Our knowledge and expertise have been built by working with youth offending teams, Young Offender Institutions (YOIs) and adult prisons.

We support individuals to understand their relationship with conflict and to bring about behavioural changes. We also develop programmes for organisations, YOIs and prisons to support wider cultural changes and a common understanding and approach towards managing conflict.

In the community

Our work in the community includes preventative interventions, rehabilitative programmes and training for professionals. 

Our interventions help young offenders to recognise the consequences of their actions, improve their strategies for resolving conflict and make different choices. Through this behavioural change young people start to think before reacting to situations, which reduces the likelihood of offending or reoffending and supports their rehabilitation and settlement post-custody. 

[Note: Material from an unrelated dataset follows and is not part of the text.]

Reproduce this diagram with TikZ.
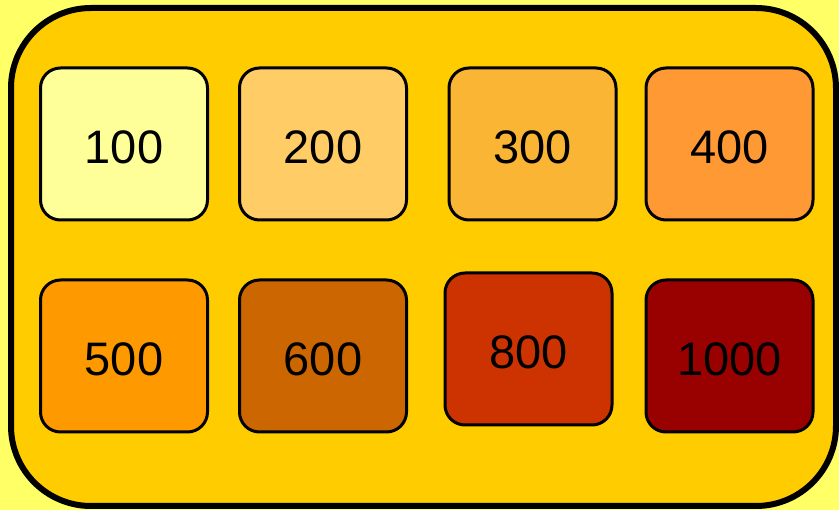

To have the greatest impact we also train the professionals who work with young people. If young people are to develop their skills, the adults who support them also need to understand the value of managing conflict as they are often best placed to support young people when conflict arises. For all of our work we can tailor our courses to address themes such as:

  • drivers for group offending
  • knife and weapon crime
  • working with gangs
  • violence, anger and aggression
  • harmful sexual relationships
  • racially motivated conflict
  • female offenders

Youth Offender Institutions (YOIs) and prisons

As the number of assaults and riots increase within prisons and YOIs, and the ratio of prison staff to prisoners and young offenders decreases, many prisoners and prison staff have reported feeling unsafe. In an environment such as this, where poor responses to conflict are high, we work towards change by giving those within the prison the knowledge and skills to manage conflict. This supports a wider cultural change, which can lead to:

  • reduced number of violent incidents, with increased feelings of safety
  • improved relationship building skills
  • awareness of alternative choices available in a conflict situation
  • greater engagement in other prison programmes, increasing the prospect of successful rehabilitation.

We work across the prison, from the senior management team to prisoners, to develop a shared language and understanding of conflict. To achieve the greatest impact we train prisoners, young offenders and prison staff, either separately or together in the same room. We also train others to deliver our courses and to act as mediators.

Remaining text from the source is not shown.